Can you be an accidental sexist, an accidental racist, an accidental homophobe? Not unless it’s already inside you. Almost everyone harbors some prejudice which grows out of fear. We fear that which we do not understand. Sexism comes from an underlying fear that women might know more than you know, might be better than you. Psychologists talk about hostile sexism versus what they call “benevolent sexism.”
Benevolent sexism is when a man says something like, Women shouldn’t have more than one more drink. They get sloppy.
Do they now? As soon as you have us and them, you’re in a sexist world. Them defines prejudice.
You need to change your name. My name will do for both of us.
A name isn’t a gift. We all have a name that we were born with. We get that name right in the hospital, and there is no reason for us to give that name up just because some guy came along.
When a man says, Don’t worry about your achievements, you have wonderful children, that’s sexist.
Don’t worry about writing poetry, that child of yours is a poem.
Casual sexism is when you make decisions about your family without consulting your wife. It’s when you walk around the house and you can’t really see any signs that your wife made any of the decisions about the place.
When you say, I wish she would be quiet, that’s casually sexist.

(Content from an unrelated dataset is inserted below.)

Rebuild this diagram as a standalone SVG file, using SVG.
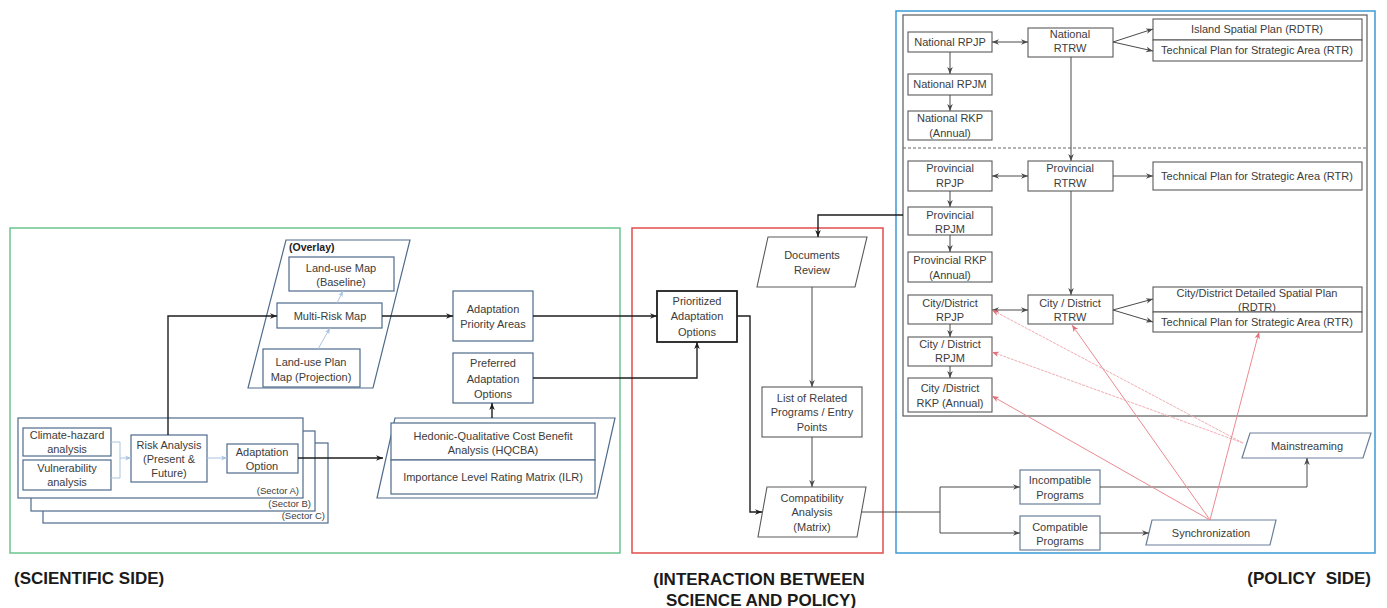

When you say, “Is that buzzing an idea in your head?” that’s sexist.
Benevolent sexism is still sexism and we’re just talking about actual comments. What you see much more often is the kind of casual sexism where men just don’t give women room in the world. My favorite book on this subject is still Deborah Tannen’s Men and Women You Just Don’t Understand. Tannen shows throughout the book that in public men simply out talk women and we women have been conditioned to expect it. We listen, we cock our heads back, and we listen and then we smile. We smile up into their faces and drink their words down like vodka.
The main point Tannen makes is this:
For most women, the language of conversation is primarily a language of rapport: a way of establishing connections and negotiating relationships … For most men, talk is primarily a means to preserve independence and negotiate and maintain status in a hierarchical social order.
When you have a conversation with a man at home, you can get words in but in public, women listen to men. Women talk to create connective tissue between them, we exchange stories, we create threaded reasons to be part of each others’ lives. What men mostly do when they talk at you in public is they try to establish how important they are. And if they’re so much more important than we are, then we are not connected at all. We’re other.
We have to do a better job of moving toward real communication. Men need to listen. Think before you speak. Why are you saying this? Is this a way of establishing dominance or creating a connection? Must you dominate? Casual sexism is still sexism. In a future world, more men will want to live with women as equals, one hopes.